The impressively versatile Saoirse Ronan has played a vampire, an alien, a borrower, two assassins and a dead girl after garnering an Oscar nomination for her stunningly good breakthrough performance as the troubled and troublesome young Bryony in 2007's Atonement (pictured above alongside James McAvoy). Despite rumours of her starring in Ridley Scott's version of Robin Hood and the upcoming Effie and Anna Karenina, however, she has not opted to return to a period drama role since then. That's all set to change in the near future as amidst the glitz, glamour and controversies of the annual Cannes Film Festival this week, it was announced that she will lead the cast in a new big-screen adaptation of Vera Brittain's hugely influential memoir on life as a young British woman during the First World War entitled Testament of Youth. Brittain was left utterly disillusioned by her horrific experiences volunteering as a nurse in many war-torn areas of Europe and by the personal loss and devastation she suffered between 1914 and 1918. Hailed as a major text in the history of both the pacifist and feminist movements, the 1933 bestseller was previously adapted in 1979 as a BBC television miniseries starring Cheryl Campbell as Brittain.

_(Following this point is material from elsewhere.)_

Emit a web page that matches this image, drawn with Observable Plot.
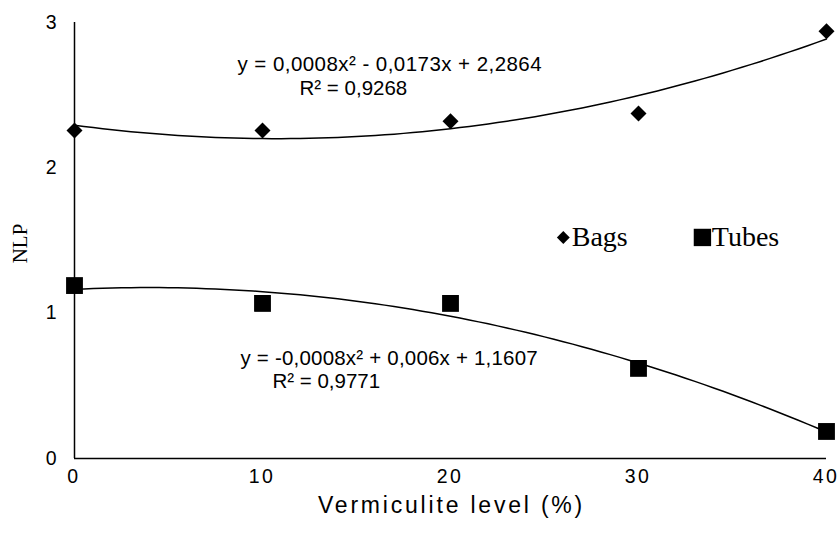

Cheryl Campbell was recently seen as Lady Browne, objecting most strongly to her nursing daughter Chummy's decision to train as a midwife in London's grimy yet chirpy East End, as featured in the Beeb's Sunday evening mega-hit Call the Midwife. Luckily for the well-intentioned Chummy, who'd led a sheltered life of horse-riding and Princess Margaret, Call the Midwife's East End was populated by salt-of-the-earth types who were willing to give her a chance and, in the case of one besotted bobby, take her up the aisle. Although a tad too rose-tinted at times, the series is charming and Miranda Hart's fish-out-of-water Chummy struck such a chord with audiences and critics that she's been nominated for a Supporting Actress BAFTA at tomorrow night's television ceremony. Perhaps she'll emulate the success of her on-screen mother who won in the Best Actress category for Testament of Youth but given that she's up against such heavyweight talents as Anna Chancellor for The Hour and the Smithster for Downton Abbey, it could go any way!

Now that Upstairs Downstairs has faced the music and danced off our screens for good, Call the Midwife is the great mainstream period drama hope at the British Broadcasting Corporation, who have commissioned not just an extended second series which I previously mentioned on this very blog but also a feature-length Christmas special. Although babies and the festive season go together quite nicely, I doubt that Call the Midwife at Christmas would be put so front and centre in the schedules if not for Downton Abbey's huge success on Christmas Day last year. The Downton effect continues to be felt not just at the headquarters of rival broadcasters but at ITV itself where The Bletchley Circle has become the latest of many period projects to get the green light in recent months. Starring Anna Maxwell Martin, Julie Graham, Rachael Stirling and Sophie Rundle and written by Guy Burt, the murder mystery mini-series follows four women, whose brilliant work at top security HQ Bletchley Park during World War II helped break codes used by the German military, as they reunite in the 1950s to consider crucial evidence in the unsolved murders of two of their colleagues which has recently to light........... Sounds good.